A grande dificuldade é encontrar um equilíbrio entre não permitir que o partido se deixe confundir com o Chega e, ao mesmo tempo, não deixar que essa questão limite a ação do partido, ao ponto de, pelo pânico de ser confundido com o adversário, ficar arredado de todo e qualquer debate. “Não pode ser tudo colocado no mesmo saco”, ouve-se no PS, enquanto se desabafa: “Alguma esquerda vê fascistas em todo o lado.”

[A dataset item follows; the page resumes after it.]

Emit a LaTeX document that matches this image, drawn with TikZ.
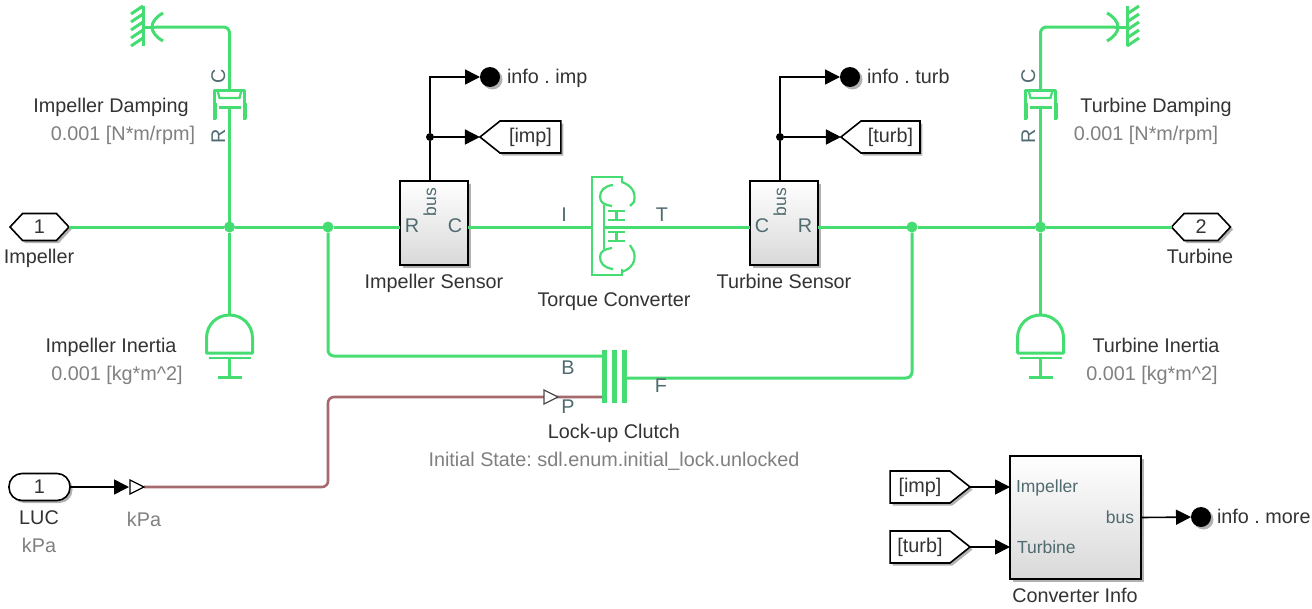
\documentclass[tikz,border=0pt]{standalone}
\usepackage{fontspec}
\setmainfont{Liberation Sans}
\usetikzlibrary{arrows.meta,shapes.symbols,shadows}
\definecolor{physgreen}{HTML}{45DC72}
\definecolor{pressline}{HTML}{A56A6E}
\definecolor{portgrey}{HTML}{4F6B70}
\tikzset{
    every node/.style={inner sep=0pt, outer sep=0pt, font=\fontsize{19.8}{22}\selectfont, text=black!80},
    lbl/.style={text height=13.5pt, text depth=1.5pt},
    param/.style={lbl, text=black!50},
    portlbl/.style={lbl, text=portgrey},
    inlbl/.style={portlbl, font=\fontsize{17.5}{20}\selectfont},
    phys/.style={physgreen, line width=3pt, line join=round},
    thinphys/.style={physgreen, line width=2.2pt},
    press/.style={pressline, line width=2.6pt, rounded corners=6pt},
    sig/.style={black, line width=1.6pt},
    sigarrow/.style={sig, -{Triangle[length=15pt,width=15pt]}},
    soft/.style={drop shadow={shadow xshift=2.5pt, shadow yshift=-2.5pt, opacity=0.3, fill=black}},
    hexport/.style={shape=signal, signal to=west and east, signal pointer angle=94, draw=black, line width=1.6pt,
        fill=white, soft, minimum width=59pt, minimum height=27pt},
    goto/.style={shape=signal, signal to=west, signal pointer angle=77, draw=black, line width=1.6pt,
        fill=white, soft, minimum height=32pt},
    from/.style={shape=signal, signal to=east, signal pointer angle=77, draw=black, line width=1.6pt,
        fill=white, soft, minimum height=32pt},
    stadium/.style={rectangle, rounded corners=13pt, draw=black, line width=1.6pt, fill=white, soft,
        minimum width=61pt, minimum height=27pt},
    block/.style={rectangle, draw=black, line width=1.6pt, top color=white, bottom color=black!15, soft},
    jgreen/.style={circle, fill=physgreen, minimum size=11pt},
    jblack/.style={circle, fill=black, minimum size=8pt},
    tagdot/.style={circle, fill=black, minimum size=20pt, soft},
    pics/damper/.style={code={
        \draw[phys] (-15,30) -- (-15,0) -- (15,0) -- (15,30);
        \draw[thinphys] (-12,0) -- (-10,8) -- (10,8) -- (12,0);
        \draw[phys] (-11,17) -- (11,17);
        \draw[phys, line width=4pt] (-15,13) -- (-15,29);
        \draw[phys, line width=4pt] (15,13) -- (15,29);
        \coordinate (-top) at (0,0);
        \coordinate (-bot) at (0,17);
    }},
    pics/inertia/.style={code={
        \draw[phys] (-23,38) -- (-23,23) .. controls (-23,10) and (-13,0) .. (0,0)
            .. controls (13,0) and (23,10) .. (23,23) -- (23,38) -- cycle;
        \draw[thinphys] (-21,43) -- (21,43);
        \draw[phys] (0,43) -- (0,62);
        \draw[phys] (-12,62) -- (12,62);
        \coordinate (-top) at (0,0);
    }},
    pics/cup/.style={code={
        \draw[phys] (-12,0) -- (0,0);
        \draw[phys] (8,-14) .. controls (1,-10) and (-3,-5) .. (-3,0) .. controls (-3,5) and (1,10) .. (8,14);
        \coordinate (-port) at (0,0);
    }},
}
\frenchspacing
\begin{document}
\begin{tikzpicture}[x=1pt,y=-1pt]
    \useasboundingbox[fill=white] (0,0) rectangle (1312,608);

    % ports
    \node[hexport] (impport) at (39.5,227) {1};
    \node[lbl] (impportname) at (39,257) {Impeller};
    \node[hexport] (turbport) at (1201,227) {2};
    \node[lbl] (turbportname) at (1200,257) {Turbine};
    \node[stadium] (lucport) at (39.5,487) {1};
    \node[lbl] (lucname) at (39,518) {LUC};
    \node[param] (lucunit) at (39,546) {kPa};

    % sensors
    \node[block, minimum width=68pt, minimum height=84pt] (impsens) at (434,223) {};
    \node[lbl] (impsensname) at (434,282) {Impeller Sensor};
    \node[portlbl] (impsensr) at (412,226) {R};
    \node[portlbl] (impsensc) at (455,226) {C};
    \node[inlbl, rotate=90] (impsensbus) at (430,202) {bus};
    \node[block, minimum width=68pt, minimum height=84pt] (turbsens) at (784,223) {};
    \node[lbl] (turbsensname) at (784,282) {Turbine Sensor};
    \node[portlbl] (turbsensc) at (762,226) {C};
    \node[portlbl] (turbsensr) at (805,226) {R};
    \node[inlbl, rotate=90] (turbsensbus) at (780,202) {bus};
    \coordinate (impbus) at (430,181);
    \coordinate (turbbus) at (780,181);
    \coordinate (impsl) at (400,227);
    \coordinate (impsr) at (468,227);
    \coordinate (turbsl) at (750,227);
    \coordinate (turbsr) at (818,227);

    % info tags and gotos
    \node[tagdot] (infoimp) at (490,77) {};
    \node[lbl, anchor=west] (infoimptxt) at (507,77) {info . imp};
    \node[tagdot] (infoturb) at (850,77) {};
    \node[lbl, anchor=west] (infoturbtxt) at (867,77) {info . turb};
    \node[goto, minimum width=81pt] (gotoimp) at (530.5,137) {[imp]};
    \node[goto, minimum width=79pt] (gototurb) at (890.5,137) {[turb]};
    \node[jblack] (jimp) at (430,137) {};
    \node[jblack] (jturb) at (780,137) {};
    \draw[sig] (impbus) -- (jimp);
    \draw[sig] (turbbus) -- (jturb);
    \draw[sigarrow] (jimp) |- (infoimp);
    \draw[sigarrow] (jimp) -- (gotoimp.west);
    \draw[sigarrow] (jturb) |- (infoturb);
    \draw[sigarrow] (jturb) -- (gototurb.west);

    % main shaft
    \node[jgreen] (jimpa) at (229.5,227) {};
    \node[jgreen] (jimpb) at (328,227) {};
    \node[jgreen] (jturba) at (912,227) {};
    \node[jgreen] (jturbb) at (1040.5,227) {};
    \draw[phys] (impport.east) -- (jimpa) -- (jimpb) -- (impsl);
    \draw[phys] (turbsr) -- (jturba) -- (jturbb) -- (turbport.west);

    % dampers
    \pic (dampimp) at (229.5,90) {damper};
    \pic (dampturb) at (1040.5,90) {damper};
    \pic (cupimp) at (155,27) {cup};
    \pic[xscale=-1] (cupturb) at (1115,27) {cup};
    \draw[phys] (jimpa) -- (dampimp-bot);
    \draw[phys] (jturbb) -- (dampturb-bot);
    \draw[phys, rounded corners=6pt] (dampimp-top) |- (cupimp-port);
    \draw[phys, rounded corners=6pt] (dampturb-top) |- (cupturb-port);
    \draw[phys] (143,6) -- (143,46);
    \draw[phys] (1127,6) -- (1127,46);
    \foreach \y in {14,22,30,38,46} {
        \draw[phys] (131,\y) -- (143,\y-8);
        \draw[phys] (1127,\y) -- (1139,\y-8);
    }
    \node[portlbl, rotate=90] (dampimpc) at (219,76) {C};
    \node[portlbl, rotate=90] (dampimpr) at (219,136) {R};
    \node[portlbl, rotate=90] (dampturbc) at (1029,76) {C};
    \node[portlbl, rotate=90] (dampturbr) at (1029,136) {R};
    \node[lbl] (dampimpname) at (111,106) {Impeller Damping};
    \node[param] (dampimpval) at (123,134) {0.001 [N*m/rpm]};
    \node[lbl] (dampturbname) at (1156,106) {Turbine Damping};
    \node[param] (dampturbval) at (1146,134) {0.001 [N*m/rpm]};

    % inertias
    \pic (inimp) at (229.5,315) {inertia};
    \pic (inturb) at (1040.5,315) {inertia};
    \draw[phys] (jimpa) -- (inimp-top);
    \draw[phys] (jturbb) -- (inturb-top);
    \node[lbl] (inimpname) at (111,346) {Impeller Inertia};
    \node[param] (inimpval) at (117,374) {0.001 [kg*m\textasciicircum 2]};
    \node[lbl] (inturbname) at (1156,346) {Turbine Inertia};
    \node[param] (inturbval) at (1152,374) {0.001 [kg*m\textasciicircum 2]};

    % torque converter
    \coordinate (tconvl) at (592,227);
    \coordinate (tconvr) at (604,227);
    \draw[phys] (impsr) -- (tconvl);
    \draw[phys] (tconvr) -- (turbsl);
    \draw[thinphys] (622,183) -- (622,177) -- (592,177) -- (592,275) -- (622,275) -- (622,269);
    \draw[thinphys] (604,205) -- (604,249);
    \draw[thinphys] (613,185) .. controls (604,186) and (600,191) .. (600,197) .. controls (600,203) and (605,205) .. (612,206);
    \draw[thinphys] (622,182) .. controls (632,186) and (636,192) .. (634,202) -- (630,206);
    \draw[thinphys] (612,248) .. controls (605,249) and (600,251) .. (600,257) .. controls (600,263) and (604,268) .. (613,269);
    \draw[thinphys] (630,245) -- (634,252) .. controls (636,262) and (632,268) .. (622,272);
    \draw[thinphys] (608,211) -- (625,211);
    \draw[thinphys] (608,220) -- (625,220);
    \draw[thinphys] (616.5,211) -- (616.5,220);
    \draw[thinphys] (608,232) -- (625,232);
    \draw[thinphys] (608,241) -- (625,241);
    \draw[thinphys] (616.5,232) -- (616.5,241);
    \node[portlbl] (tconvi) at (564,215) {I};
    \node[portlbl] (tconvt) at (662,215) {T};
    \node[lbl] (tconvname) at (614,300) {Torque Converter};

    % clutch
    \foreach \x in {604,614,624}
        \draw[physgreen, line width=5pt] (\x,350) -- (\x,403);
    \coordinate (clutchb) at (602,356);
    \coordinate (clutchp) at (602,397);
    \coordinate (clutchf) at (626,378);
    \draw[phys, rounded corners=6pt] (jimpb) |- (clutchb);
    \draw[phys, rounded corners=6pt] (clutchf) -| (jturba);
    \node[portlbl] (clutchbl) at (568,368) {B};
    \node[portlbl] (clutchpl) at (568,407) {P};
    \node[portlbl] (clutchfl) at (661,386) {F};
    \node[lbl] (clutchname) at (614,432) {Lock-up Clutch};
    \node[param] (clutchstate) at (614,460) {Initial State: sdl.enum.initial\_lock.unlocked};

    % pressure line
    \coordinate (convout) at (144,487);
    \draw[press] (convout) -- (328,487) |- (clutchp);
    \draw[black, line width=1.2pt, fill=white] (130,480) -- (144,487) -- (130,494) -- cycle;
    \draw[black!70, line width=1.2pt, fill=white] (544,390) -- (558,397) -- (544,404) -- cycle;
    \coordinate (convin) at (129,487);
    \draw[sigarrow] (lucport.east) -- (convin);
    \node[param] (convunit) at (144,520) {kPa};

    % converter info
    \node[block, minimum width=131pt, minimum height=123pt] (convinfo) at (1075.5,517.5) {};
    \node[lbl] (convinfoname) at (1075,596) {Converter Info};
    \node[inlbl, anchor=west] (convimp) at (1016,486) {Impeller};
    \node[inlbl, anchor=west] (convturb) at (1017,547) {Turbine};
    \node[inlbl, anchor=east] (convbus) at (1134,517) {bus};
    \coordinate (convimpin) at (1010,487);
    \coordinate (convturbin) at (1010,547);
    \node[from, minimum width=80pt] (fromimp) at (920,487) {[imp]};
    \node[from, minimum width=80pt] (fromturb) at (920,547) {[turb]};
    \draw[sigarrow] (fromimp.east) -- (convimpin);
    \draw[sigarrow] (fromturb.east) -- (convturbin);
    \node[tagdot] (infomore) at (1201,517) {};
    \node[lbl, anchor=west] (infomoretxt) at (1217,517) {info . more};
    \draw[sigarrow] (convinfo.east) -- (infomore);
\end{tikzpicture}
\end{document}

A estratégia passa por encontrar uma forma de liderar o debate sobre temas sensíveis sem cometer erro de copiar o Chega, pelo menos, na forma. “Não queremos mimetizar aquilo que a extrema-direita faz”, começou por defender Porfírio Silva na já referida entrevista ao Observador. “A extrema-direita fala de uma certa maneira sobre problemas, mas o que nos interessa não é falar sobre os problemas, é resolver os problemas.”

O socialista admitiu também que é importante que o partido não se deixe confundir “em momento algum” com aqueles que “não fazem ideia nenhuma” de como é que se resolve os problemas, “que nunca fizeram isso” e “que não estão nada interessados nisso”. “Só estão interessados em explorar o ruído acerca disso. Não podemos nunca dar essa oportunidade a esses oportunistas que andam por aí”, considera.

E, nesse sentido, há uma linha que o PS não pode ultrapassar, aponta um dirigente socialista já citado: o partido de Ventura “identifica nacionalidade e etnias” e discrimina em função disso; o PS nunca pode fazê-lo. Pedro Ribeiro vai pelo mesmo caminho e diz que “a diferença dos populistas de extrema-direita e os socialistas é que os socialistas entendem que todos os que precisam devem ter apoios, enquanto a extrema-direita considera que há determinados grupos que não deviam ter”.